Tibetan Knife

  • by Freya
  • Last Updated: 2020-05-22

Tibetan knife2

Tibetan knife has a history of over 1600 years ago, it is not only an indispensable tool in Tibetan people’s life but also an important part of Tibetan culture. Tibetan knife has a high reputation because of its shape, craft as well as unique national characteristics at home and abroad. Even when describing the characteristics of the Tibetan, people always associate Tibetans with knives. Nowadays, the Tibetan knife is a very popular tourist commodity and gift loved by people.

Types of Tibetan Knife

From the size and length, the Tibetan knife can be divided into three types: long knife, short knife, and small knife. The longest long knife is more than one meter,  the short knife is about forty centimeters long, and the small knife is only about ten centimeters long. From the usage, there are also lots of types, such as special tree cutters, slaughter knives, even the specially made cutters used on celestial burial grounds.

Tibetan knife can be roughly divided into four parts in terms of styles: anterior Tibet and Ü-Tsang area, Gongbu area (Nyingchi area in eastern Tibet), Amdo area, and Kham area.

The most well-known Tibetan knives of Lhaze and Nanmulin are representatives of Tibetan knives in anterior Tibet and Ü-Tsang area. They are known for their "sharpness". From sheath to handle, the knives are almost entirely made of metal, mainly in silver and iron, with less jewelry.

In the Kongbo area of ​​Nyingchi, eastern Tibet, high mountains and dense forests were infested with beasts. Tibetan knives here are the most commonly used in hunting, and they are a sharp weapon for breaking through brambles and thorns. The scabbard is mostly made of wood, and wrapped in animal skin. The decoration is mainly the coat color and toe claws attached to the animal skin. The handle is usually inlaid with sharkskin or black ox horns, which is easy to hold and not easy to slip off.

Amdo is pastoral areas, and the knives here are mainly used for slaughtering and cutting meat. Amdo people like jewelry accessories, so their knife handles and scabbards are usually inlaid with gold, silver, turquoise, coral, and agate, shining like exquisite artworks.

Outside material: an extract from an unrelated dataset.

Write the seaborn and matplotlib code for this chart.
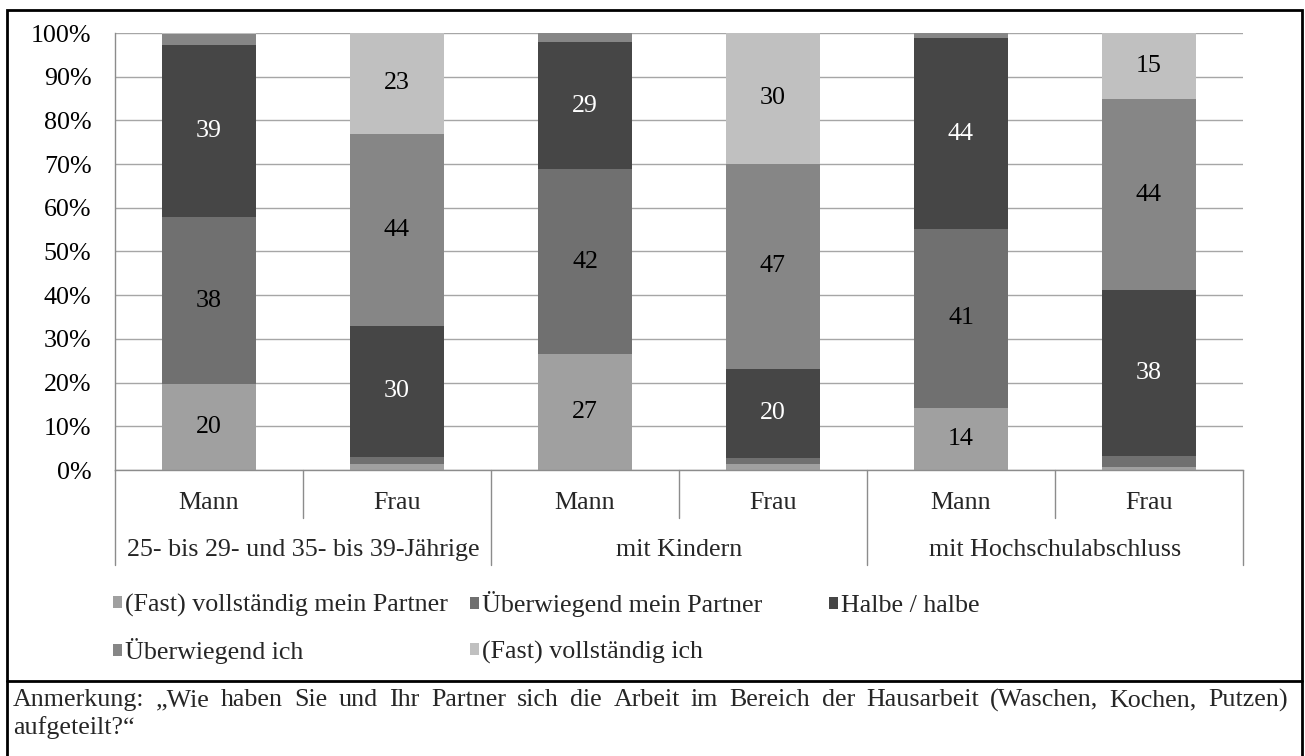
import numpy as np
import pandas as pd
import seaborn as sns
import matplotlib.pyplot as plt
from matplotlib.patches import Patch, Rectangle
from matplotlib.lines import Line2D
from matplotlib.ticker import MultipleLocator, PercentFormatter

groups = ['25- bis 29- und 35- bis 39-Jährige', 'mit Kindern', 'mit Hochschulabschluss']
sexes = ['Mann', 'Frau']
series = ['(Fast) vollständig mein Partner', 'Überwiegend mein Partner', 'Halbe / halbe',
          'Überwiegend ich', '(Fast) vollständig ich']

# shares in %, bars: Mann/Frau per group
full_partner = [19.7, 1.4, 26.6, 1.3, 14.2, 0.8]
mostly_partner = [38.1, 1.6, 42.2, 1.5, 41.0, 2.5]
half = [39.4, 30.0, 29.2, 20.3, 43.6, 37.8]
mostly_me = [2.6, 44.0, 2.0, 47.0, 1.2, 43.8]
full_me = [0.2, 23.0, 0.0, 29.9, 0.0, 15.1]

colors = ['#a0a0a0', '#707070', '#464646', '#868686', '#c0c0c0']
label_colors = ['black', 'black', 'white', 'black', 'black']
note = ['Anmerkung: „Wie haben Sie und Ihr Partner sich die Arbeit im Bereich der Hausarbeit (Waschen, Kochen, Putzen)',
        'aufgeteilt?“']

keys = [g + '|' + s for g in groups for s in sexes]
vals = np.array([full_partner, mostly_partner, half, mostly_me, full_me]) / 100
cum = vals.cumsum(axis=0)
df = pd.DataFrame({'bar': keys * 5,
                   'series': np.repeat(series, len(keys)),
                   'value': vals.ravel(),
                   'top': cum.ravel()})

sns.set_style('white')
plt.rcParams['font.family'] = ['Liberation Serif', 'DejaVu Serif']
fs = 18.7
grey = '#8c8c8c'

W, H = 1305, 756
fig = plt.figure(figsize=(W / 100, H / 100), dpi=100)
ax = fig.add_axes([115 / W, 1 - 470 / H, 1128 / W, 437 / H])

# stacked bars: draw cumulative tops, uppermost layer first
for i in reversed(range(len(series))):
    sub = df[df['series'] == series[i]]
    sns.barplot(data=sub, x='bar', y='top', order=keys, color=colors[i], saturation=1,
                width=0.5, errorbar=None, linewidth=0, edgecolor='none', ax=ax)

for _, r in df.iterrows():
    if r['value'] >= 0.05:
        i = series.index(r['series'])
        ax.text(keys.index(r['bar']), r['top'] - r['value'] / 2, f"{r['value'] * 100:.0f}",
                ha='center', va='center', fontsize=fs, color=label_colors[i])

ax.set_xlim(-0.5, len(keys) - 0.5)
ax.set_ylim(0, 1)
ax.yaxis.set_major_locator(MultipleLocator(0.1))
ax.yaxis.set_major_formatter(PercentFormatter(1, decimals=0))
ax.set_xlabel('')
ax.set_ylabel('')
ax.yaxis.grid(True, color='#a6a6a6', lw=1)
ax.set_axisbelow(True)
ax.tick_params(axis='y', length=8, width=1, color=grey, pad=9, labelsize=fs, labelcolor='black')
ax.tick_params(axis='x', length=0, labelbottom=False)
for s in ['top', 'right']:
    ax.spines[s].set_visible(False)
for s in ['left', 'bottom']:
    ax.spines[s].set_color(grey)
    ax.spines[s].set_linewidth(1)

# two-level category axis
tr = ax.get_xaxis_transform()
ah = 437
for b in [-0.5, 1.5, 3.5, 5.5]:
    ax.plot([b, b], [0, -95 / ah], transform=tr, clip_on=False, color=grey, lw=1)
for b in [0.5, 2.5, 4.5]:
    ax.plot([b, b], [0, -48 / ah], transform=tr, clip_on=False, color=grey, lw=1)
for k in range(len(keys)):
    ax.text(k, -33 / ah, sexes[k % 2], transform=tr, ha='center', va='center', fontsize=fs)
for g, name in enumerate(groups):
    ax.text(2 * g + 0.5, -80 / ah, name, transform=tr, ha='center', va='center', fontsize=fs)

# legend: one entry each, laid out in rows of three equally wide columns
handles = [Patch(facecolor=c, edgecolor='none') for c in colors]
col_x = [113, 470, 829]
row_y = [617, 664]
for i, lab in enumerate(series):
    fig.legend([handles[i]], [lab], loc='lower left',
               bbox_to_anchor=(col_x[i % 3] / W, 1 - row_y[i // 3] / H), frameon=False, fontsize=fs,
               handlelength=0.33, handleheight=0.33, handletextpad=0.12,
               borderpad=0, borderaxespad=0)

# frame and note
fig.add_artist(Rectangle((7 / W, -0.02), (1302 - 7) / W, 1.02 - 10 / H, transform=fig.transFigure,
                         fill=False, lw=2, edgecolor='black'))
fig.add_artist(Line2D([7 / W, 1302 / W], [1 - 681 / H] * 2, transform=fig.transFigure,
                      color='black', lw=2))

# first note line justified between the frame margins
fig.canvas.draw()
rend = fig.canvas.get_renderer()
words = note[0].split(' ')
wtexts = [fig.text(0, 1 - 700 / H, w, va='center', fontsize=fs) for w in words]
widths = [t.get_window_extent(rend).width for t in wtexts]
gap = (1288 - 13 - sum(widths)) / (len(words) - 1)
x = 13
for t, w in zip(wtexts, widths):
    t.set_x(x / W)
    x += w + gap
fig.text(13 / W, 1 - 728 / H, note[1], va='center', fontsize=fs)

fig.savefig('out.png', dpi=100)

The people in Kham are bold and unconstrained. They love combat knives more than their cattle and sheep. So they require the knives not only attractive but also deterrent. The scabbard is generally made of yellow, white copper or sterling silver, inlaid with jewelry and engraved with exquisite patterns and symbols. The knives here are also used technologies such as reliefs, hollowing, and other processes, which make the knives magnificent and imposing.

Tibetan knife

The Purpose of Tibetan Knives

Most exquisite Tibetan knives come from the hands of skilled craftsmen. Due to the delicate forging, delicate engraving, eye-catching colors, and Tibetan language, forming unique Tibetan crafts. And the Tibetan scripts and patterns on the scabbard and the handle of the knives also represent the blessings of auspicious, safe and blessed. So especially when a friend moves, marries, or has a newborn baby, sending the Tibetan knife will make the owner extremely happy. Tibetans will receive their first Tibetan knife when they are seven years old, and Tibetan knives are often used as a gift for newborn babies.

In the lives of Tibetans, Tibetan knives have four purposes: production tools, life tools, self-defense weapons, and adornments. Initially, Tibetan knives were tools for the production, life, and defense tools on the snowy plateau during the long-term wild nomadic state. With the adaptation and improvement of outdoor defense and living environment, Tibetan knives have evolved into special products with aesthetic values ​​in craftsmanship and gradually formed a custom of taking a Tibetan knife as an accessory.

Most exquisite Tibetan knives come from the hands of skilled craftsmen.